▶ _Figure scripts_
□ □ □ □

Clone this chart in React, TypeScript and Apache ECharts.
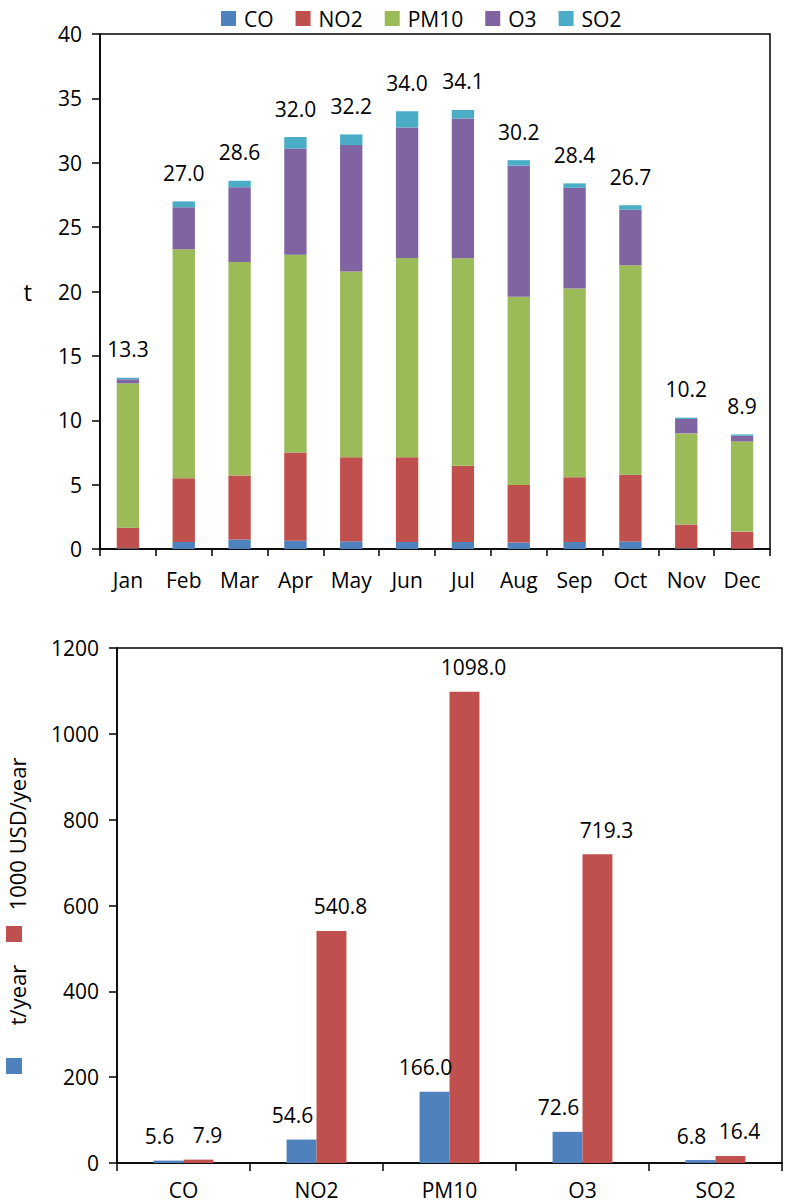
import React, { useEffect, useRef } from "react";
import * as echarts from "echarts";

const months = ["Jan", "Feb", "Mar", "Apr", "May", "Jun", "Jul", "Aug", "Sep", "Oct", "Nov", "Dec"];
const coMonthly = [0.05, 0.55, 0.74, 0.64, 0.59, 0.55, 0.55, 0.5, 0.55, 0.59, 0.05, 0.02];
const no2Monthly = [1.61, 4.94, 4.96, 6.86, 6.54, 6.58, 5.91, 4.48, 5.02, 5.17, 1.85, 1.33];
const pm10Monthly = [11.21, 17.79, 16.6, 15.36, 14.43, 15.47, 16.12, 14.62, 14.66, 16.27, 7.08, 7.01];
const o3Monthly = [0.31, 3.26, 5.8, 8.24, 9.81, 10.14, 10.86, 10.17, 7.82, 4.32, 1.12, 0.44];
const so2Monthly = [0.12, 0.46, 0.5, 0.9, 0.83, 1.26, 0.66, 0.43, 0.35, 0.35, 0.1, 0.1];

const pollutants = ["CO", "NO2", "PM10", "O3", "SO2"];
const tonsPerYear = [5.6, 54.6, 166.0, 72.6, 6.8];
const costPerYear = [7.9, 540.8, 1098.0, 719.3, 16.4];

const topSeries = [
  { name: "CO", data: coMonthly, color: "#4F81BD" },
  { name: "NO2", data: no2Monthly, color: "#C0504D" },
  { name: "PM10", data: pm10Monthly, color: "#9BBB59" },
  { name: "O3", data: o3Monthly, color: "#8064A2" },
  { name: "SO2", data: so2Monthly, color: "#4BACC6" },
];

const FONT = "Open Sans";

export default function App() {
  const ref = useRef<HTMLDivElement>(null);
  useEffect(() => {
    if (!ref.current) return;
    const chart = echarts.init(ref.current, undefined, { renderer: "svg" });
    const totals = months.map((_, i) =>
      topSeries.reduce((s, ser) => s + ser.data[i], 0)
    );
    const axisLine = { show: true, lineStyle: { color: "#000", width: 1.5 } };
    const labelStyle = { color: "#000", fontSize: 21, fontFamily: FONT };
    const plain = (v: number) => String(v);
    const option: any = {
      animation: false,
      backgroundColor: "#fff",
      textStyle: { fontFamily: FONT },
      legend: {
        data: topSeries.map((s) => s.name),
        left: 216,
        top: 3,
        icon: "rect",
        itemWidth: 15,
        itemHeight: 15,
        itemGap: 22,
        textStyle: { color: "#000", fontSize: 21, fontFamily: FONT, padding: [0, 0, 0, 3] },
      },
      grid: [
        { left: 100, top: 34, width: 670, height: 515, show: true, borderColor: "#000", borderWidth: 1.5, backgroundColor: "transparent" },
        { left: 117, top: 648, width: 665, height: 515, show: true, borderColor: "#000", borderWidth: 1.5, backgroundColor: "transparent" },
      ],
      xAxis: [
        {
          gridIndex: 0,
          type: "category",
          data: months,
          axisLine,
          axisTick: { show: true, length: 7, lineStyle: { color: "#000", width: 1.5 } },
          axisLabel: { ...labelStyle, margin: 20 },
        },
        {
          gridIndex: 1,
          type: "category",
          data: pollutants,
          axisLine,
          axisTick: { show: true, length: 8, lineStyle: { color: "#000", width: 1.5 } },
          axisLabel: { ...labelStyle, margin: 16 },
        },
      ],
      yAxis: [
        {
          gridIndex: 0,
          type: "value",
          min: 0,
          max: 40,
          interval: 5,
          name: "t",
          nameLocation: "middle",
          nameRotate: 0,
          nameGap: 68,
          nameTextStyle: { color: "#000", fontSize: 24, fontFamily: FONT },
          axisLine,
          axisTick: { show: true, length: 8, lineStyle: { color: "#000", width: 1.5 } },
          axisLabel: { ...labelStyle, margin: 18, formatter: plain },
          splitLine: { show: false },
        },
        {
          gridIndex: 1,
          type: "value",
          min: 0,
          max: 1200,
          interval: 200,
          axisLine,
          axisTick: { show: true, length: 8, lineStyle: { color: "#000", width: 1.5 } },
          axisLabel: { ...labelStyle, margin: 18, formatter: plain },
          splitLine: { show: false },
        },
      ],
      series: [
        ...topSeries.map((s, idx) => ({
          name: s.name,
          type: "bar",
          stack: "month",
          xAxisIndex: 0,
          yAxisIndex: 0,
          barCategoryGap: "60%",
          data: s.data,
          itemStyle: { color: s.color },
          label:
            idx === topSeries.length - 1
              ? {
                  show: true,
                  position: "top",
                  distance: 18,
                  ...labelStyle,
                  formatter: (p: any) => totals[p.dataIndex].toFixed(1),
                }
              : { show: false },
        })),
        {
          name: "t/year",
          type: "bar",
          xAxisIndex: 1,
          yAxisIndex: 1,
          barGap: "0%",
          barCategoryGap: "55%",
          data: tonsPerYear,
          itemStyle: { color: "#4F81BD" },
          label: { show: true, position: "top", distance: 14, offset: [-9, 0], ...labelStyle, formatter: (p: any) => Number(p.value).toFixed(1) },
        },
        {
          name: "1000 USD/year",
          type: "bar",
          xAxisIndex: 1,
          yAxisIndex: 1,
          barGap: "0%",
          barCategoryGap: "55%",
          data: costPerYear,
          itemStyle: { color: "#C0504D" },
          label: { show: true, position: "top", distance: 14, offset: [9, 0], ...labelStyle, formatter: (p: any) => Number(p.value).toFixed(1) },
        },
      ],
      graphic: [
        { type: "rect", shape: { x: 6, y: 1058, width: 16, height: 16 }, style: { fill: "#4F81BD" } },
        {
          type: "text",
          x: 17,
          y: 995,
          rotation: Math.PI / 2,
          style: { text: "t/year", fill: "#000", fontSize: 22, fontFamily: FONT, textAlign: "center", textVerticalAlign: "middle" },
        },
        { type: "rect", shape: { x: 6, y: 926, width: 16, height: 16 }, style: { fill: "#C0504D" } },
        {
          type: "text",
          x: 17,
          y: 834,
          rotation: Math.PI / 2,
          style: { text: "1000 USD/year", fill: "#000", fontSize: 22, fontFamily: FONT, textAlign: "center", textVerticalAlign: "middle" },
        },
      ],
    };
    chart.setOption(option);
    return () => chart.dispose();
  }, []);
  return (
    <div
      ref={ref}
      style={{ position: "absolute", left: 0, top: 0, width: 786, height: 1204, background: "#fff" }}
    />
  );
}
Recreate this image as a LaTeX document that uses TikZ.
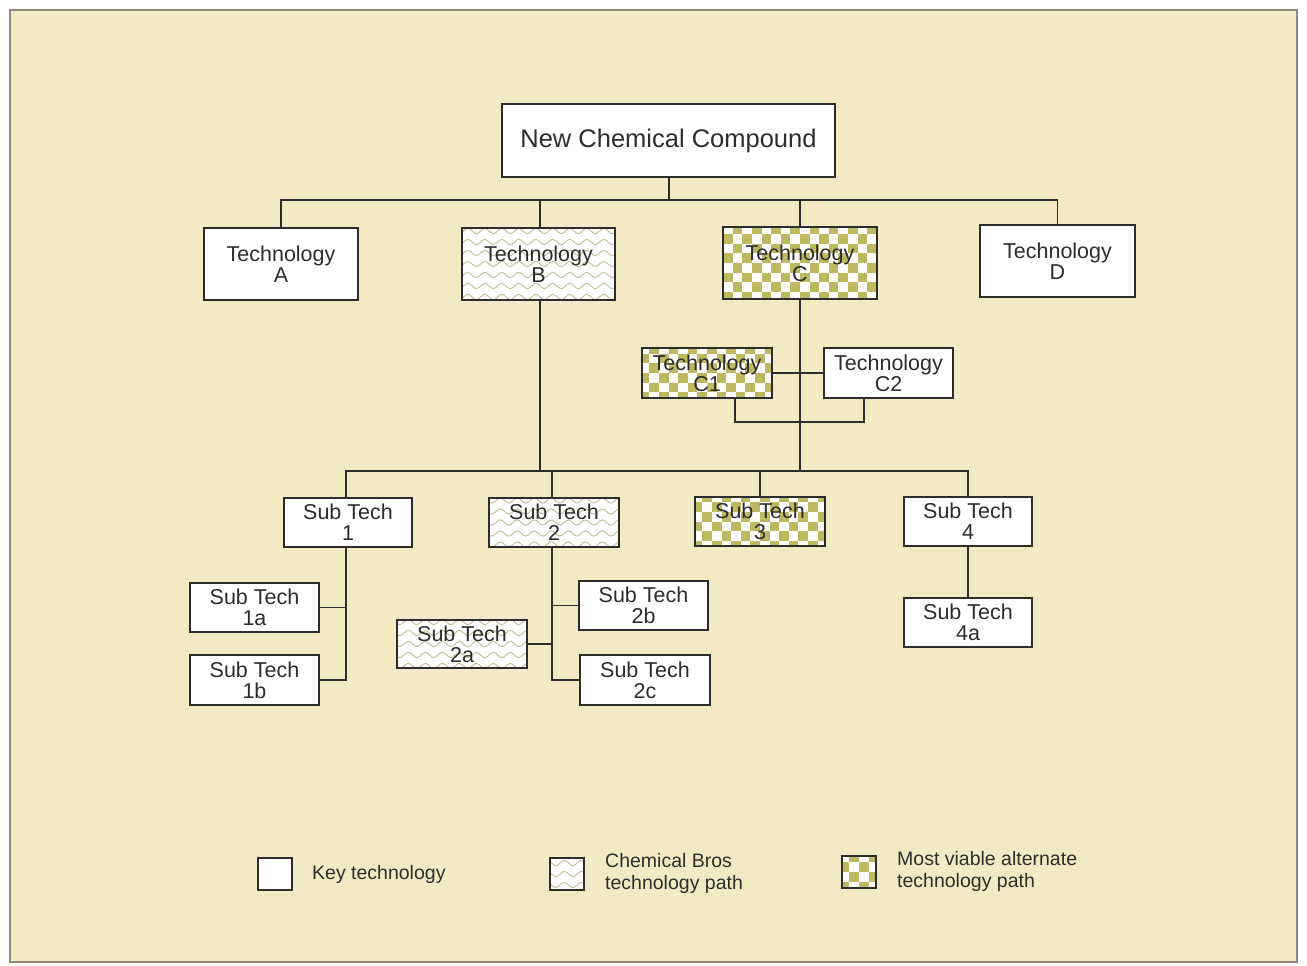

□ □ □ □

▶ _Aim_
Repeat the material above verbatim. Leave the pictures behind.

▶ _The reply_
Clone this chart in React, TypeScript and Apache ECharts.
import React, { useEffect, useRef } from "react";
import * as echarts from "echarts";

const months = ["Jan", "Feb", "Mar", "Apr", "May", "Jun", "Jul", "Aug", "Sep", "Oct", "Nov", "Dec"];
const coMonthly = [0.05, 0.55, 0.74, 0.64, 0.59, 0.55, 0.55, 0.5, 0.55, 0.59, 0.05, 0.02];
const no2Monthly = [1.61, 4.94, 4.96, 6.86, 6.54, 6.58, 5.91, 4.48, 5.02, 5.17, 1.85, 1.33];
const pm10Monthly = [11.21, 17.79, 16.6, 15.36, 14.43, 15.47, 16.12, 14.62, 14.66, 16.27, 7.08, 7.01];
const o3Monthly = [0.31, 3.26, 5.8, 8.24, 9.81, 10.14, 10.86, 10.17, 7.82, 4.32, 1.12, 0.44];
const so2Monthly = [0.12, 0.46, 0.5, 0.9, 0.83, 1.26, 0.66, 0.43, 0.35, 0.35, 0.1, 0.1];

const pollutants = ["CO", "NO2", "PM10", "O3", "SO2"];
const tonsPerYear = [5.6, 54.6, 166.0, 72.6, 6.8];
const costPerYear = [7.9, 540.8, 1098.0, 719.3, 16.4];

const topSeries = [
  { name: "CO", data: coMonthly, color: "#4F81BD" },
  { name: "NO2", data: no2Monthly, color: "#C0504D" },
  { name: "PM10", data: pm10Monthly, color: "#9BBB59" },
  { name: "O3", data: o3Monthly, color: "#8064A2" },
  { name: "SO2", data: so2Monthly, color: "#4BACC6" },
];

const FONT = "Open Sans";

export default function App() {
  const ref = useRef<HTMLDivElement>(null);
  useEffect(() => {
    if (!ref.current) return;
    const chart = echarts.init(ref.current, undefined, { renderer: "svg" });
    const totals = months.map((_, i) =>
      topSeries.reduce((s, ser) => s + ser.data[i], 0)
    );
    const axisLine = { show: true, lineStyle: { color: "#000", width: 1.5 } };
    const labelStyle = { color: "#000", fontSize: 21, fontFamily: FONT };
    const plain = (v: number) => String(v);
    const option: any = {
      animation: false,
      backgroundColor: "#fff",
      textStyle: { fontFamily: FONT },
      legend: {
        data: topSeries.map((s) => s.name),
        left: 216,
        top: 3,
        icon: "rect",
        itemWidth: 15,
        itemHeight: 15,
        itemGap: 22,
        textStyle: { color: "#000", fontSize: 21, fontFamily: FONT, padding: [0, 0, 0, 3] },
      },
      grid: [
        { left: 100, top: 34, width: 670, height: 515, show: true, borderColor: "#000", borderWidth: 1.5, backgroundColor: "transparent" },
        { left: 117, top: 648, width: 665, height: 515, show: true, borderColor: "#000", borderWidth: 1.5, backgroundColor: "transparent" },
      ],
      xAxis: [
        {
          gridIndex: 0,
          type: "category",
          data: months,
          axisLine,
          axisTick: { show: true, length: 7, lineStyle: { color: "#000", width: 1.5 } },
          axisLabel: { ...labelStyle, margin: 20 },
        },
        {
          gridIndex: 1,
          type: "category",
          data: pollutants,
          axisLine,
          axisTick: { show: true, length: 8, lineStyle: { color: "#000", width: 1.5 } },
          axisLabel: { ...labelStyle, margin: 16 },
        },
      ],
      yAxis: [
        {
          gridIndex: 0,
          type: "value",
          min: 0,
          max: 40,
          interval: 5,
          name: "t",
          nameLocation: "middle",
          nameRotate: 0,
          nameGap: 68,
          nameTextStyle: { color: "#000", fontSize: 24, fontFamily: FONT },
          axisLine,
          axisTick: { show: true, length: 8, lineStyle: { color: "#000", width: 1.5 } },
          axisLabel: { ...labelStyle, margin: 18, formatter: plain },
          splitLine: { show: false },
        },
        {
          gridIndex: 1,
          type: "value",
          min: 0,
          max: 1200,
          interval: 200,
          axisLine,
          axisTick: { show: true, length: 8, lineStyle: { color: "#000", width: 1.5 } },
          axisLabel: { ...labelStyle, margin: 18, formatter: plain },
          splitLine: { show: false },
        },
      ],
      series: [
        ...topSeries.map((s, idx) => ({
          name: s.name,
          type: "bar",
          stack: "month",
          xAxisIndex: 0,
          yAxisIndex: 0,
          barCategoryGap: "60%",
          data: s.data,
          itemStyle: { color: s.color },
          label:
            idx === topSeries.length - 1
              ? {
                  show: true,
                  position: "top",
                  distance: 18,
                  ...labelStyle,
                  formatter: (p: any) => totals[p.dataIndex].toFixed(1),
                }
              : { show: false },
        })),
        {
          name: "t/year",
          type: "bar",
          xAxisIndex: 1,
          yAxisIndex: 1,
          barGap: "0%",
          barCategoryGap: "55%",
          data: tonsPerYear,
          itemStyle: { color: "#4F81BD" },
          label: { show: true, position: "top", distance: 14, offset: [-9, 0], ...labelStyle, formatter: (p: any) => Number(p.value).toFixed(1) },
        },
        {
          name: "1000 USD/year",
          type: "bar",
          xAxisIndex: 1,
          yAxisIndex: 1,
          barGap: "0%",
          barCategoryGap: "55%",
          data: costPerYear,
          itemStyle: { color: "#C0504D" },
          label: { show: true, position: "top", distance: 14, offset: [9, 0], ...labelStyle, formatter: (p: any) => Number(p.value).toFixed(1) },
        },
      ],
      graphic: [
        { type: "rect", shape: { x: 6, y: 1058, width: 16, height: 16 }, style: { fill: "#4F81BD" } },
        {
          type: "text",
          x: 17,
          y: 995,
          rotation: Math.PI / 2,
          style: { text: "t/year", fill: "#000", fontSize: 22, fontFamily: FONT, textAlign: "center", textVerticalAlign: "middle" },
        },
        { type: "rect", shape: { x: 6, y: 926, width: 16, height: 16 }, style: { fill: "#C0504D" } },
        {
          type: "text",
          x: 17,
          y: 834,
          rotation: Math.PI / 2,
          style: { text: "1000 USD/year", fill: "#000", fontSize: 22, fontFamily: FONT, textAlign: "center", textVerticalAlign: "middle" },
        },
      ],
    };
    chart.setOption(option);
    return () => chart.dispose();
  }, []);
  return (
    <div
      ref={ref}
      style={{ position: "absolute", left: 0, top: 0, width: 786, height: 1204, background: "#fff" }}
    />
  );
}
Recreate this image as a LaTeX document that uses TikZ.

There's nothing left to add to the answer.